Sidra Insar Chaudhary
The fear over the pandemic is compounded by a feeling among Kashmiris that the administration is not being transparent with them.” Shahid Chaudhary, head of the civil administration in Srinagar, wrote on Twitter, “Trust me, if I share a summary of daily events, no one in Kashmir will sleep”. The real crisis, however, may well lie in Kashmir’s hospitals, which remain understaffed and ill-equipped to fight the outbreak.
A veteran doctor and former Principal of Government Medical College (GMC) in Srinagar, warned that a major disaster could occur. "If coronavirus pandemic happens here, we will be devastated. We will die like cattle.” Kashmir is severely short of nursing staff. Against a requirement of 3,193 nurses there are only 1,290 sanctioned posts of staff nurses in the IOJ&K with a deficit of 1,903 posts.
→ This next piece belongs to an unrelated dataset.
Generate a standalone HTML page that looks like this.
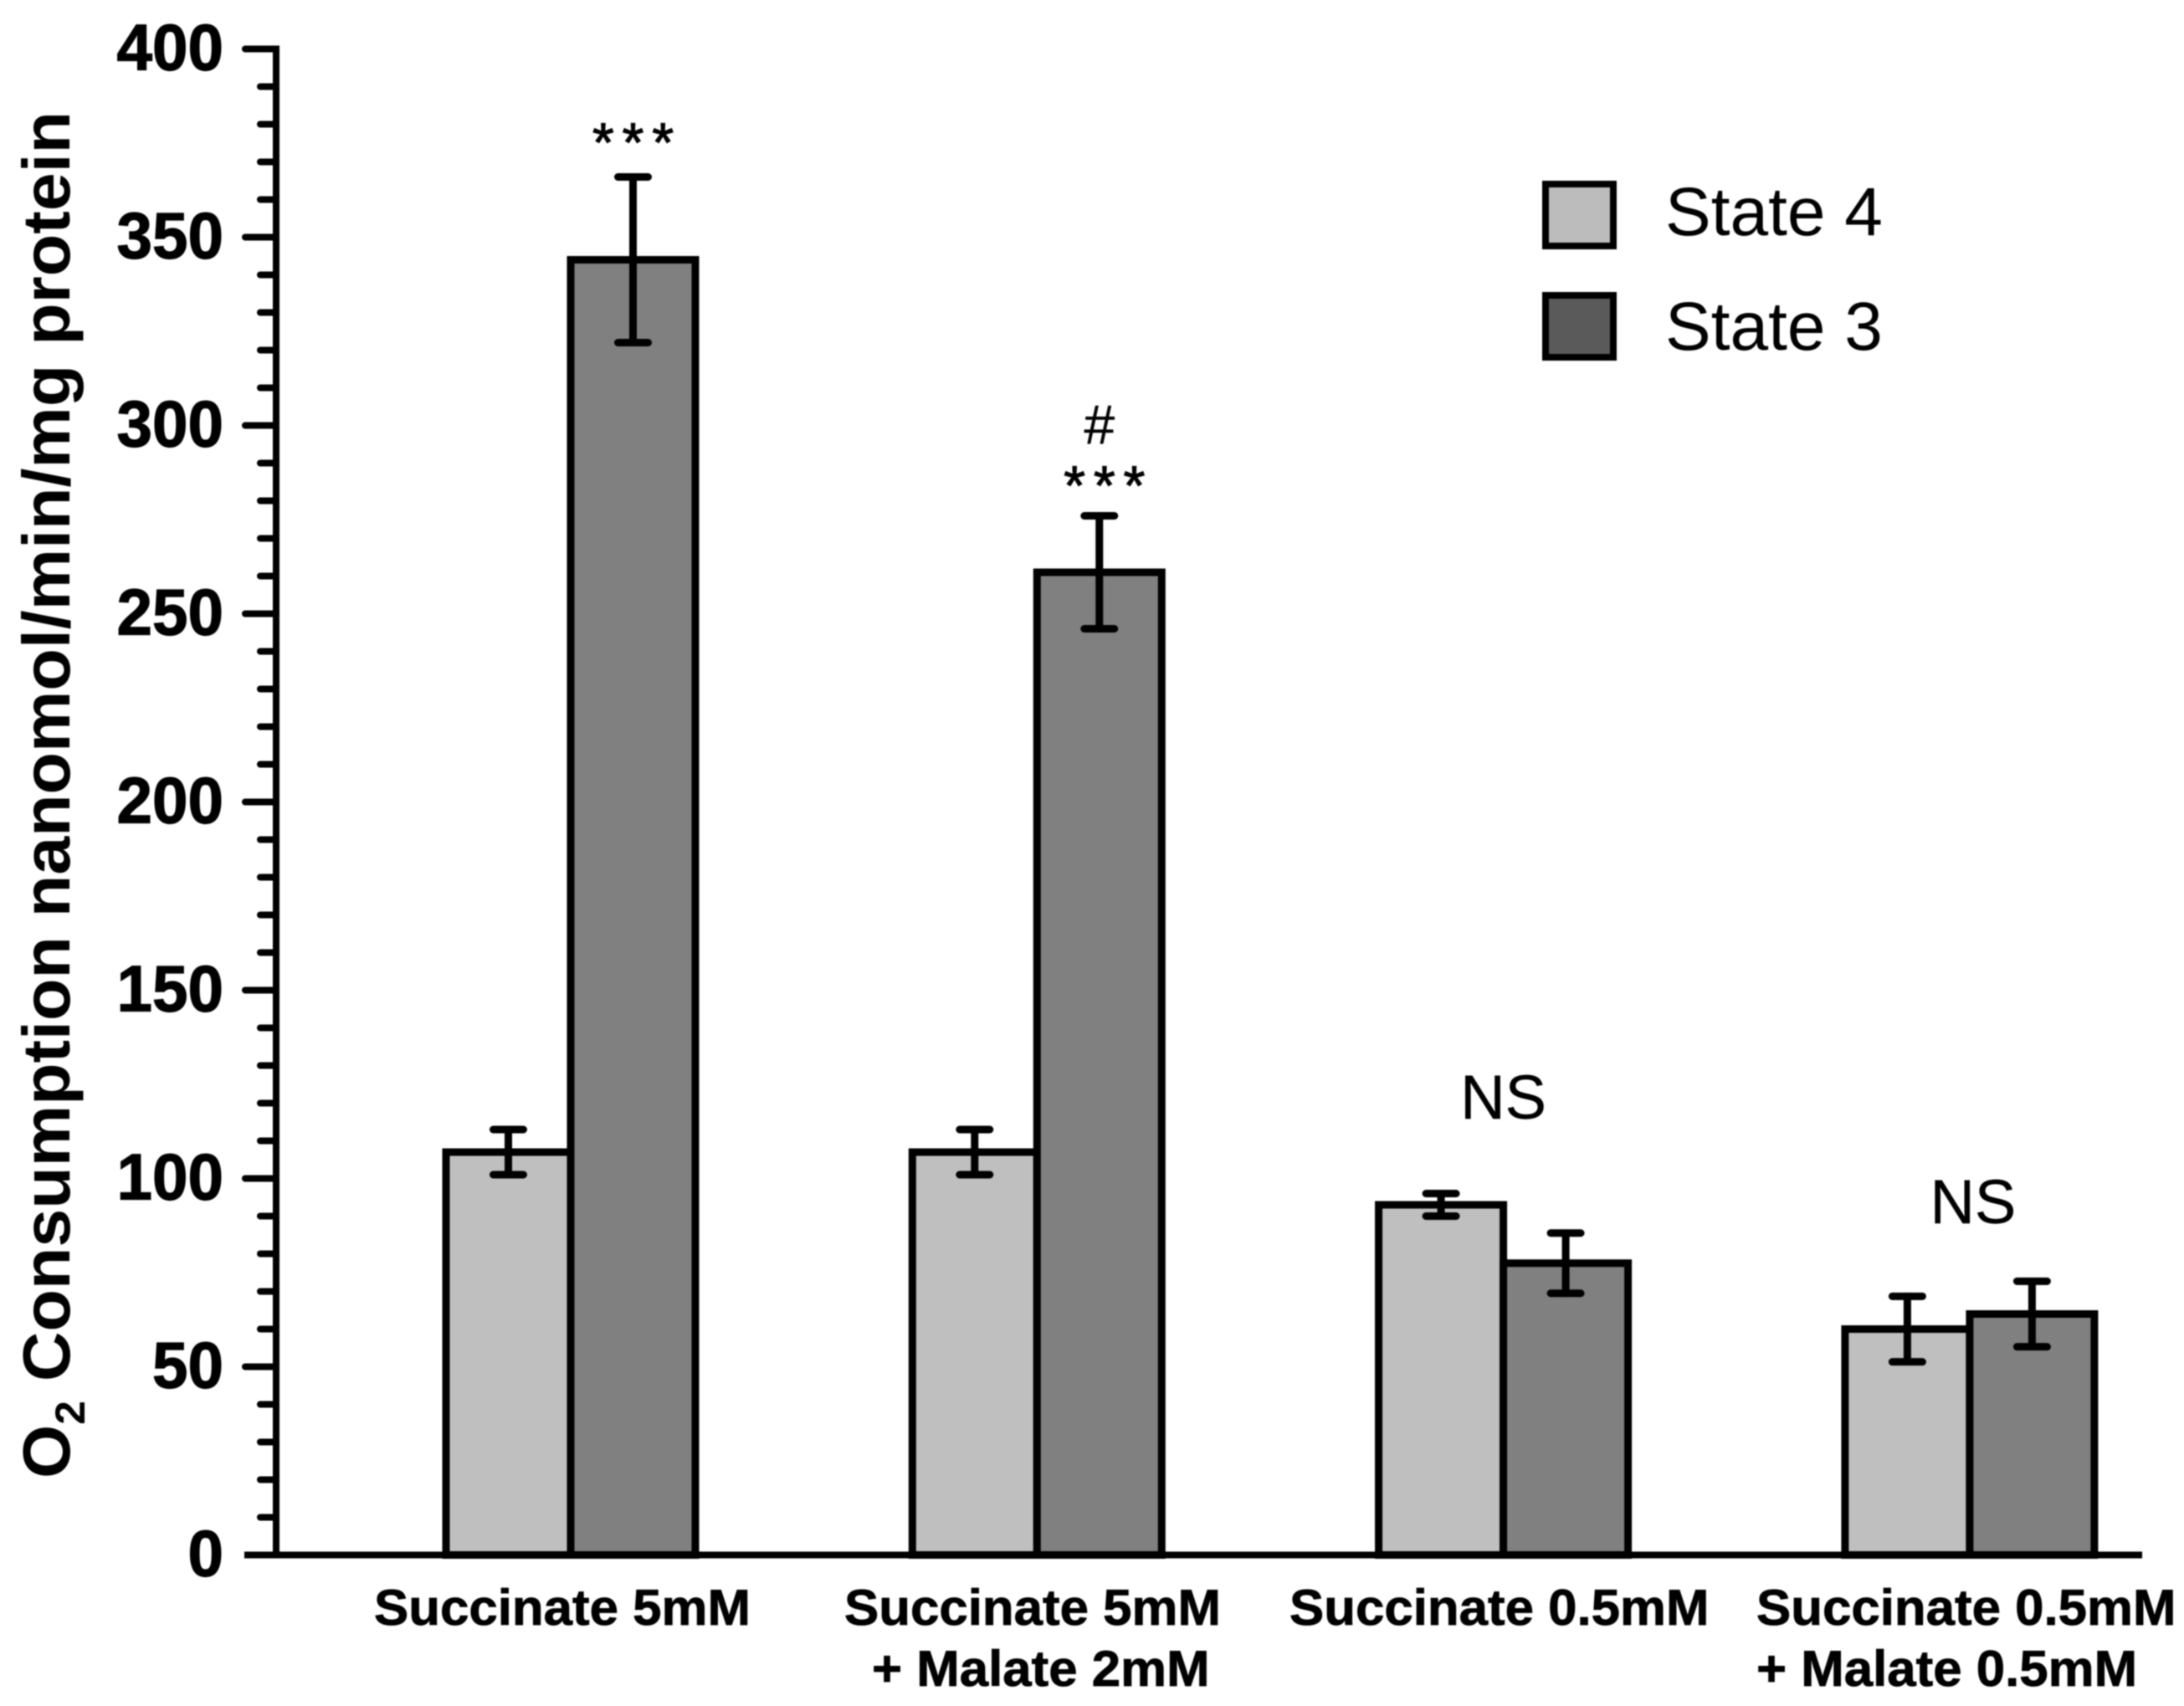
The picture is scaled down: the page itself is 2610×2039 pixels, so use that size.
<!DOCTYPE html>
<html>
<head>
<meta charset="utf-8">
<title>O2 consumption chart</title>
<style>
html,body{margin:0;padding:0;background:#fff;}
svg{display:block;filter:blur(0.7px);}
text{font-family:"Liberation Sans",sans-serif;fill:#000;}
</style>
</head>
<body>
<svg id="chart" width="2610" height="2039" viewBox="0 0 2610 2039" xmlns="http://www.w3.org/2000/svg">
  <text transform="translate(83,1767) rotate(-90)" font-size="80" font-weight="bold" textLength="1634" lengthAdjust="spacingAndGlyphs">O<tspan font-size="50" dy="18">2</tspan><tspan dy="-18"> Consumption nanomol/min/mg protein</tspan></text>
  <g>
    <rect x="1847" y="220" width="81" height="74" fill="#bcbcbc" stroke="#000" stroke-width="8"/>
    <text x="1990" y="281" font-size="82">State 4</text>
    <rect x="1847" y="353" width="81" height="74" fill="#5a5a5a" stroke="#000" stroke-width="8"/>
    <text x="1990" y="418" font-size="82">State 3</text>
  </g>
</svg>
<script>
const categories = [["Succinate 5mM"], ["Succinate 5mM", "+ Malate 2mM"], ["Succinate 0.5mM"], ["Succinate 0.5mM", "+ Malate 0.5mM"]];
const state4Values = [107, 107, 93, 60];
const state4Errors = [6, 6, 3, 8.7];
const state3Values = [344, 261, 77.5, 64];
const state3Errors = [22, 15, 8, 8.7];
const yTickLabels = [0, 50, 100, 150, 200, 250, 300, 350, 400];
const yMinorStep = 10;
const annotations = [["***"], ["#", "***"], ["NS"], ["NS"]];

const svg = document.getElementById('chart');
const NS = 'http://www.w3.org/2000/svg';
const Y0 = 1858.5, YTOP = 58.5, YMAX = 400;
const GROUP0 = 682, GROUPSTEP = 557.3, BARW = 149;
function y(v){ return Y0 - (v / YMAX) * (Y0 - YTOP); }
function groupX(i){ return GROUP0 + i * GROUPSTEP; }
function make(tag, attrs, parent){
  const e = document.createElementNS(NS, tag);
  for (const k in attrs) e.setAttribute(k, attrs[k]);
  (parent || svg).appendChild(e);
  return e;
}

// bars
function drawBar(i, isState3, value, fill){
  const gx = groupX(i);
  const x0 = isState3 ? gx : gx - BARW;
  const r = make('rect', {x: x0, y: y(value), width: BARW, height: Y0 - y(value), fill: fill, stroke: '#000', 'stroke-width': 9});
  
  
}
function drawError(i, isState3, value, err){
  const cx = groupX(i) + (isState3 ? BARW / 2 : -BARW / 2);
  const g = make('g', {stroke: '#000', 'stroke-width': 9, 'stroke-linecap': 'round'});
  
  
  make('line', {x1: cx, x2: cx, y1: y(value + err), y2: y(value - err)}, g);
  make('line', {x1: cx - 18, x2: cx + 18, y1: y(value + err), y2: y(value + err)}, g);
  make('line', {x1: cx - 18, x2: cx + 18, y1: y(value - err), y2: y(value - err)}, g);
}
categories.forEach((c, i) => {
  drawBar(i, false, state4Values[i], '#bfbfbf');
  drawBar(i, true, state3Values[i], '#808080');
});
categories.forEach((c, i) => {
  drawError(i, false, state4Values[i], state4Errors[i]);
  drawError(i, true, state3Values[i], state3Errors[i]);
});

// axes
const yAxis = make('line', {x1: 330, x2: 330, y1: YTOP - 4, y2: Y0 + 4, stroke: '#000', 'stroke-width': 8});


const xAxis = make('line', {x1: 292, x2: 2560, y1: Y0, y2: Y0, stroke: '#000', 'stroke-width': 8});



for (let v = 0; v <= YMAX; v += yMinorStep) {
  if (v === 0) continue;
  const major = yTickLabels.indexOf(v) >= 0;
  const t = make('line', {x1: major ? 293 : 311, x2: 330, y1: y(v), y2: y(v), stroke: '#000', 'stroke-width': 8, 'stroke-linecap': 'round'});
  
  
}
yTickLabels.forEach(v => {
  const t = make('text', {x: 267, y: y(v) + 25, 'text-anchor': 'end', 'font-size': 78, 'font-weight': 'bold', stroke: '#000', 'stroke-width': 1.2});
  
  
  t.textContent = v;
  t.setAttribute('textLength', t.getComputedTextLength() * 0.98);
  t.setAttribute('lengthAdjust', 'spacingAndGlyphs');
});

// category labels
const LABEL_LEFTS = [[447], [1009, 1042], [1541], [2099, 2099]];
categories.forEach((lines, i) => {
  lines.forEach((line, j) => {
    const t = make('text', {x: LABEL_LEFTS[i][j], y: 1942 + j * 73, 'text-anchor': 'start', 'font-size': 60, 'font-weight': 'bold', stroke: '#000', 'stroke-width': 0.8});
    
    
    t.textContent = line;
    const w = t.getComputedTextLength();
    t.setAttribute('textLength', w * 1.03);
    t.setAttribute('lengthAdjust', 'spacingAndGlyphs');
  });
});

// significance annotations
function annotate(i, top, lines, dx, nsDx){
  const isStar = lines[lines.length - 1] === '***';
  const cx = (isStar ? groupX(i) + BARW / 2 : groupX(i));
  lines.forEach((line, j) => {
    const star = line === '***';
    const t = make('text', {x: cx + (star ? dx : nsDx), 'text-anchor': 'middle', 'font-size': line === 'NS' ? 74 : 66, 'stroke': '#000', 'stroke-width': star ? 1.2 : 0.4});
    
    
    if (star) { t.setAttribute('letter-spacing', '10'); }
    t.setAttribute('y', top(j, line));
    t.textContent = line;
  });
}
annotate(0, () => 193, annotations[0], 5, 0);
annotate(1, (j, l) => l === '#' ? 530 : 603, annotations[1], 11, 0);
annotate(2, () => 1337, annotations[2], 0, 0);
annotate(3, () => 1462, annotations[3], 0, 4);
</script>
</body>
</html>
The audit noted that the doctor to patient ratio in the Kashmir region is one of the lowest in India. "Compared to the doctor-patient ratio of 1:2,000 in India, Jammu and Kashmir has one doctor for 3,866.
The doctors said Kashmir’s healthcare system is "ill-equipped to deal with even normal things in normal times”. "It will crush us and devastate us, unless the community intervenes. An official audit of healthcare facilities conducted in 2018 found that the existing manpower was "barely sufficient to run the health institutions in view of sustained increase of patient flow across the state”. Dr Ahmad, at Srinagar’s Shri Maharaja Hari Singh Hospital, wrote on social media that drs fear going home after work.”We do not have the required protective equipment. We just wear a surgical mask, normal gloves and surgical gown and a cap”. If we get infected, the whole hospital staff would have to be quarantined. We need proper equipment so that the health system keeps going. At the region’s two major hospitals, which see thousands of patients daily from across Kashmir, two doctors have already been put in quarantine after they developed symptoms of COVID-19.
Amid the alarming threat of the spread of COVID-19, Kashmir also faces a crippling blockade of high-speed internet which has effectively hampered an effective awareness campaign among the people as well as among doctors Iqbal Saleem, a professor of surgery at GMC, said on social media that he could not download a COVID-19 manual for doctors due to slow speed internet. He wrote another message on twitter, “this is so frustrating trying to download the guidelines for intensive care management as proposed by doctors in England. 24 Mbs and one hour is the speed apparently. Still not able to do so due to low-speed mobile internet that is the only thing available in the region. Another doctor working at a hospital in north Kashmir said the low-speed internet was handicapping them when it came to getting updated information from around the globe. "We don’t know anything, and we are not able to download research papers.
The ban of high-speed internet has also made it impossible for many in Kashmiris mainly IT employees to work from home, one of the important precautionary measures taken in many countries to contain the spread of the disease. "In wake of the Coronavirus (COVID-19) pandemic, the govt must restore full access to internet services in the region of Jammu and Kashmir and ensure that people have full access to health and safety related information” said the Executive Director of Amnesty International India. Amid the growing concerns, more than 170 academics from around the world have written a letter to the World Health Organization and UN special reporters about the restoration of high-speed internet in Kashmir.